“Distribution Mismatch”
Euphemisms abound in a recent post about how OA content is less targeted and possibly less trusted, leaving an overall stain on the literature
I don’t read “The Scholarly Kitchen” anymore, but yesterday a friend of “The Geyser” forwarded a post entitled, “Intended Audience and Actual Distribution: A Growing Mismatch?” by Roger Schonfeld and Dylan Ruediger of ITHAKA. Because I know this reader doesn’t mess around, I read the post.
The idea of the post is that a system of distribution focused on expert communities — subscription journals — has been replaced with a chaotic OA model spraying content all over the place, possibly making it harder for experts to discern what information is for them and its relative quality and trustworthiness, while the public is inundated with information that could mislead or frustrate them in a variety of ways.
Where have we heard that before?
If experts in publishing had been consulted before academic ideologues, cynical authors, and well-heeled funders bullied the market into accepting OA, what Schonfeld and Ruediger describe would have been assigned the category of “a priori knowledge” — things professionals could have predicted (and did), and which therefore could have been avoided due to the potential downsides and the lack of demonstrated upsides of any consequence.
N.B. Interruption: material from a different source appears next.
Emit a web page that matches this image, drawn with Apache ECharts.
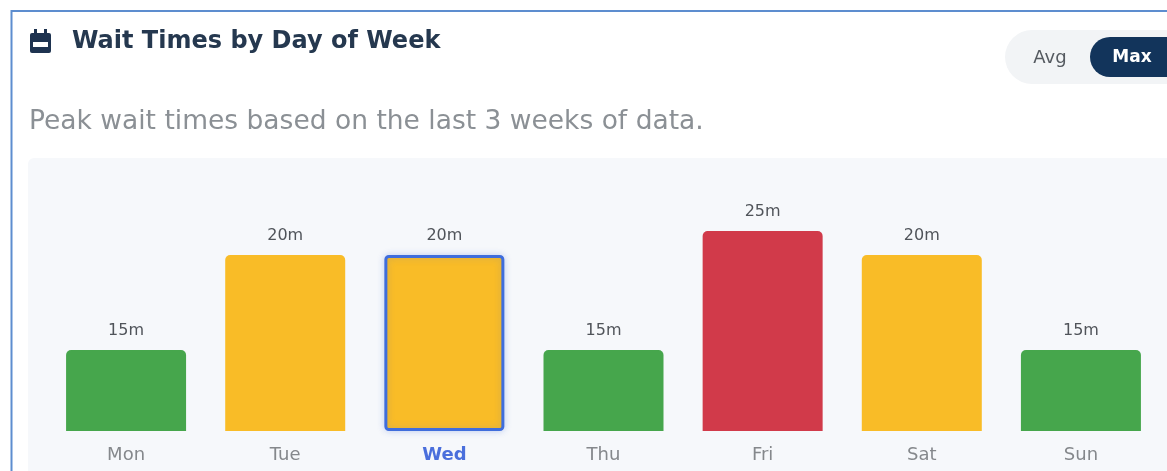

Not to mention the blatant conflict of interest inside every instance of author-pays publishing . . .
The result has been far worse than many anticipated, and things are still deteriorating. If you haven’t heard a few conspiracy theories lately, you’re not mixing with enough different people. If you haven’t clocked that authoritarians are still hanging around, waiting to strike again, you might want to recheck the perimeter.
Being cloistered and over-confident, OA advocates decided to conduct a decades-long, society-wide experiment with no controls, one which explicitly rejected and denigrated publishing expertise. Now that things have started to go haywire in increasingly obvious ways, some are beginning to slowly, grudgingly accept there may be a problem.
Yet, it seems even they remain convinced they can solve it, while to publishing experts it’s clear they are out of their depth when it comes to rendering actual solutions — a situation we might see endure for another couple of decades because of how slowly this is grinding along.